**SET EXERCISE**
Write out the whole listing word for word.

**COLLECTED MATERIAL**
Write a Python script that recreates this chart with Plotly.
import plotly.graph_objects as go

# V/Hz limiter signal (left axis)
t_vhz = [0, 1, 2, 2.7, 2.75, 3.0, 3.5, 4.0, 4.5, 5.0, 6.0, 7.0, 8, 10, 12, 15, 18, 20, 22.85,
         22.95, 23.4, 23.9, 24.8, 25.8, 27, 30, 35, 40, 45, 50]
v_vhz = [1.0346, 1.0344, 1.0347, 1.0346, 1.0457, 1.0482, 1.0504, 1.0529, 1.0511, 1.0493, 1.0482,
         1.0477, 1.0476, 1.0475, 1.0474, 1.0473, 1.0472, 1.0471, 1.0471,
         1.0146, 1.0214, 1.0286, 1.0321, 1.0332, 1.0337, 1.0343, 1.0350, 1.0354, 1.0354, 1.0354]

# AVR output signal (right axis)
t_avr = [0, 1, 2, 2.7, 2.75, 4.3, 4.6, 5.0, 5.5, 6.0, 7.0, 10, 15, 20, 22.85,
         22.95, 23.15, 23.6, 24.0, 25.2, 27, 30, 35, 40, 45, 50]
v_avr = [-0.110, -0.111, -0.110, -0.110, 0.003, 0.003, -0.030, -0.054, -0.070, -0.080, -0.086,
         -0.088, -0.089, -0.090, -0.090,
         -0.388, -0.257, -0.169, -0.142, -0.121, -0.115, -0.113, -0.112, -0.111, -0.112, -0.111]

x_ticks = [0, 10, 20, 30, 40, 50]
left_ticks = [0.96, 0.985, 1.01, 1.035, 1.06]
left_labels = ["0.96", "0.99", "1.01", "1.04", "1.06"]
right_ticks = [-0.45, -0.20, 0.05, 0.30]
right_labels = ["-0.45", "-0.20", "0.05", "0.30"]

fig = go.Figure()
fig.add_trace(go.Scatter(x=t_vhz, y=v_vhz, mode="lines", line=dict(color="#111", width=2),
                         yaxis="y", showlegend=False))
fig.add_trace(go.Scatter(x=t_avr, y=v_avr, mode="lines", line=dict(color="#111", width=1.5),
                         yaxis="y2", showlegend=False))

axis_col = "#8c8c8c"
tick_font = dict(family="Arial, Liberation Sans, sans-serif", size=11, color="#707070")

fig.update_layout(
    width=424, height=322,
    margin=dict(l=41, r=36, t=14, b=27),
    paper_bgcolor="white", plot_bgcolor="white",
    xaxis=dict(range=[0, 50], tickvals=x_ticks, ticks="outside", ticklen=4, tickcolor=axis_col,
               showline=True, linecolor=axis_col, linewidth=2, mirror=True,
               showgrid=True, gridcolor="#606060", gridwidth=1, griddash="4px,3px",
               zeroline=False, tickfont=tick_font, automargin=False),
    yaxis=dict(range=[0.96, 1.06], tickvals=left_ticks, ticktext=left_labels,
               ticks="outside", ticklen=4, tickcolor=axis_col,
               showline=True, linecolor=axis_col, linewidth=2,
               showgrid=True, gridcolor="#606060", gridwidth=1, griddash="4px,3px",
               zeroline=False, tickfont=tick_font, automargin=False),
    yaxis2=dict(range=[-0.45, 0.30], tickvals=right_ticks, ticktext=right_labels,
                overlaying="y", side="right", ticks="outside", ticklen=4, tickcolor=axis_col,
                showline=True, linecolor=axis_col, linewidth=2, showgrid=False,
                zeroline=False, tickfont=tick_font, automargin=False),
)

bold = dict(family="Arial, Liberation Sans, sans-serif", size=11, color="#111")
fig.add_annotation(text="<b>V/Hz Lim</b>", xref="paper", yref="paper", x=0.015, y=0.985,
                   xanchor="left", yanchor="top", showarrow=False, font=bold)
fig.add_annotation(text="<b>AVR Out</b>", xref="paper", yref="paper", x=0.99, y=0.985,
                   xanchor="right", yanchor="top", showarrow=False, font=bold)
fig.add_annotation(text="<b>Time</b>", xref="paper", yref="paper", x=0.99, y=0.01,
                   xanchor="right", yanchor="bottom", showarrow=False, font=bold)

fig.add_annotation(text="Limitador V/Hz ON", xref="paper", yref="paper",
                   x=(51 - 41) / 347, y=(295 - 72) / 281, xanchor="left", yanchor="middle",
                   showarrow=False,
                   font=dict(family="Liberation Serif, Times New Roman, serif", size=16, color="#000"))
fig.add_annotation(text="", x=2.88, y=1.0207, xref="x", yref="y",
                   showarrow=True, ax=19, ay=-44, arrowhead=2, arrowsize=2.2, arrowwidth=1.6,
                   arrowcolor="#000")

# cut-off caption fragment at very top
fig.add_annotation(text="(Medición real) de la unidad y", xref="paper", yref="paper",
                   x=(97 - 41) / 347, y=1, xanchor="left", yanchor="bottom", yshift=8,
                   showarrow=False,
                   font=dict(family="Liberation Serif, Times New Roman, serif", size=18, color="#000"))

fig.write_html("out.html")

**FULL ANSWER**
Write a Python script that recreates this chart with Plotly.
import plotly.graph_objects as go

# V/Hz limiter signal (left axis)
t_vhz = [0, 1, 2, 2.7, 2.75, 3.0, 3.5, 4.0, 4.5, 5.0, 6.0, 7.0, 8, 10, 12, 15, 18, 20, 22.85,
         22.95, 23.4, 23.9, 24.8, 25.8, 27, 30, 35, 40, 45, 50]
v_vhz = [1.0346, 1.0344, 1.0347, 1.0346, 1.0457, 1.0482, 1.0504, 1.0529, 1.0511, 1.0493, 1.0482,
         1.0477, 1.0476, 1.0475, 1.0474, 1.0473, 1.0472, 1.0471, 1.0471,
         1.0146, 1.0214, 1.0286, 1.0321, 1.0332, 1.0337, 1.0343, 1.0350, 1.0354, 1.0354, 1.0354]

# AVR output signal (right axis)
t_avr = [0, 1, 2, 2.7, 2.75, 4.3, 4.6, 5.0, 5.5, 6.0, 7.0, 10, 15, 20, 22.85,
         22.95, 23.15, 23.6, 24.0, 25.2, 27, 30, 35, 40, 45, 50]
v_avr = [-0.110, -0.111, -0.110, -0.110, 0.003, 0.003, -0.030, -0.054, -0.070, -0.080, -0.086,
         -0.088, -0.089, -0.090, -0.090,
         -0.388, -0.257, -0.169, -0.142, -0.121, -0.115, -0.113, -0.112, -0.111, -0.112, -0.111]

x_ticks = [0, 10, 20, 30, 40, 50]
left_ticks = [0.96, 0.985, 1.01, 1.035, 1.06]
left_labels = ["0.96", "0.99", "1.01", "1.04", "1.06"]
right_ticks = [-0.45, -0.20, 0.05, 0.30]
right_labels = ["-0.45", "-0.20", "0.05", "0.30"]

fig = go.Figure()
fig.add_trace(go.Scatter(x=t_vhz, y=v_vhz, mode="lines", line=dict(color="#111", width=2),
                         yaxis="y", showlegend=False))
fig.add_trace(go.Scatter(x=t_avr, y=v_avr, mode="lines", line=dict(color="#111", width=1.5),
                         yaxis="y2", showlegend=False))

axis_col = "#8c8c8c"
tick_font = dict(family="Arial, Liberation Sans, sans-serif", size=11, color="#707070")

fig.update_layout(
    width=424, height=322,
    margin=dict(l=41, r=36, t=14, b=27),
    paper_bgcolor="white", plot_bgcolor="white",
    xaxis=dict(range=[0, 50], tickvals=x_ticks, ticks="outside", ticklen=4, tickcolor=axis_col,
               showline=True, linecolor=axis_col, linewidth=2, mirror=True,
               showgrid=True, gridcolor="#606060", gridwidth=1, griddash="4px,3px",
               zeroline=False, tickfont=tick_font, automargin=False),
    yaxis=dict(range=[0.96, 1.06], tickvals=left_ticks, ticktext=left_labels,
               ticks="outside", ticklen=4, tickcolor=axis_col,
               showline=True, linecolor=axis_col, linewidth=2,
               showgrid=True, gridcolor="#606060", gridwidth=1, griddash="4px,3px",
               zeroline=False, tickfont=tick_font, automargin=False),
    yaxis2=dict(range=[-0.45, 0.30], tickvals=right_ticks, ticktext=right_labels,
                overlaying="y", side="right", ticks="outside", ticklen=4, tickcolor=axis_col,
                showline=True, linecolor=axis_col, linewidth=2, showgrid=False,
                zeroline=False, tickfont=tick_font, automargin=False),
)

bold = dict(family="Arial, Liberation Sans, sans-serif", size=11, color="#111")
fig.add_annotation(text="<b>V/Hz Lim</b>", xref="paper", yref="paper", x=0.015, y=0.985,
                   xanchor="left", yanchor="top", showarrow=False, font=bold)
fig.add_annotation(text="<b>AVR Out</b>", xref="paper", yref="paper", x=0.99, y=0.985,
                   xanchor="right", yanchor="top", showarrow=False, font=bold)
fig.add_annotation(text="<b>Time</b>", xref="paper", yref="paper", x=0.99, y=0.01,
                   xanchor="right", yanchor="bottom", showarrow=False, font=bold)

fig.add_annotation(text="Limitador V/Hz ON", xref="paper", yref="paper",
                   x=(51 - 41) / 347, y=(295 - 72) / 281, xanchor="left", yanchor="middle",
                   showarrow=False,
                   font=dict(family="Liberation Serif, Times New Roman, serif", size=16, color="#000"))
fig.add_annotation(text="", x=2.88, y=1.0207, xref="x", yref="y",
                   showarrow=True, ax=19, ay=-44, arrowhead=2, arrowsize=2.2, arrowwidth=1.6,
                   arrowcolor="#000")

# cut-off caption fragment at very top
fig.add_annotation(text="(Medición real) de la unidad y", xref="paper", yref="paper",
                   x=(97 - 41) / 347, y=1, xanchor="left", yanchor="bottom", yshift=8,
                   showarrow=False,
                   font=dict(family="Liberation Serif, Times New Roman, serif", size=18, color="#000"))

fig.write_html("out.html")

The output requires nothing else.